XDC2012: OpenGL futures
XDC2012: OpenGL futures
Posted Oct 11, 2012 20:20 UTC (Thu) by raven667 (guest, #5198)In reply to: XDC2012: OpenGL futures by renox
Parent article: XDC2012: OpenGL futures
>Then they should do their own rendering locally, not require that the display protocol is limited to local image rendering..
They can be two different protocols, the protocol for talking to a local display doesn't have to be the same protocol for remoting they are different use cases with different requirements.
>>If you want a simple rendering model for remote apps then HTML/CSS/JS seems a better bet.
>That's a totally different use case: the resources used are not comparable..
Those cases are blending together more and more. There are three ways to deploy an app, native local, native using a remote display protocol or HTML/CSS/JS and the HTML app deployment method is becoming the norm, local apps are becoming niche and remote display apps are a tiny case compared to the other two.
>>Actually think about the rendering needs of a modern web browser, what you can do from CSS and WebGL and what that requires of the underlying graphics subsystem.

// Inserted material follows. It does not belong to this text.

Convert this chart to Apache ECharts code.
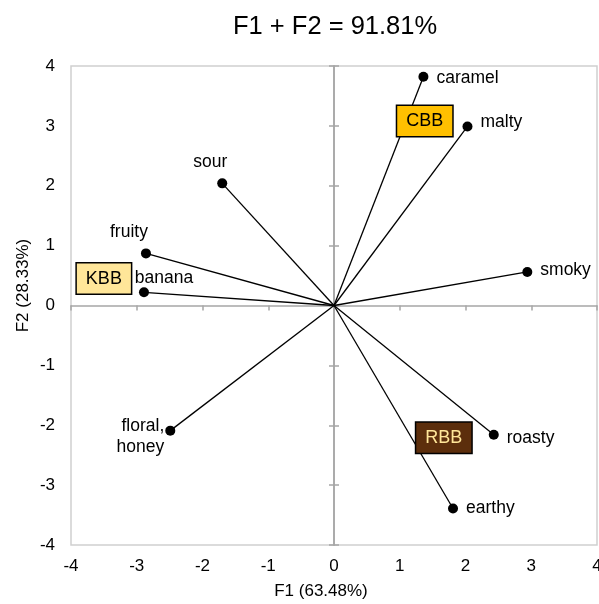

>WebGL is the same use case as games..
Not exactly it's the underlying accelerated GUI toolkit functions needed by your standard HTML5 Canvas or WebGL app. You have text and images and 3d objects all composited and styled together, not just an empty buffer that the application manages like a game. Unless your point is that a web browser should just be given a GLES framebuffer and implement it's own GUI toolkit internally to support modern features.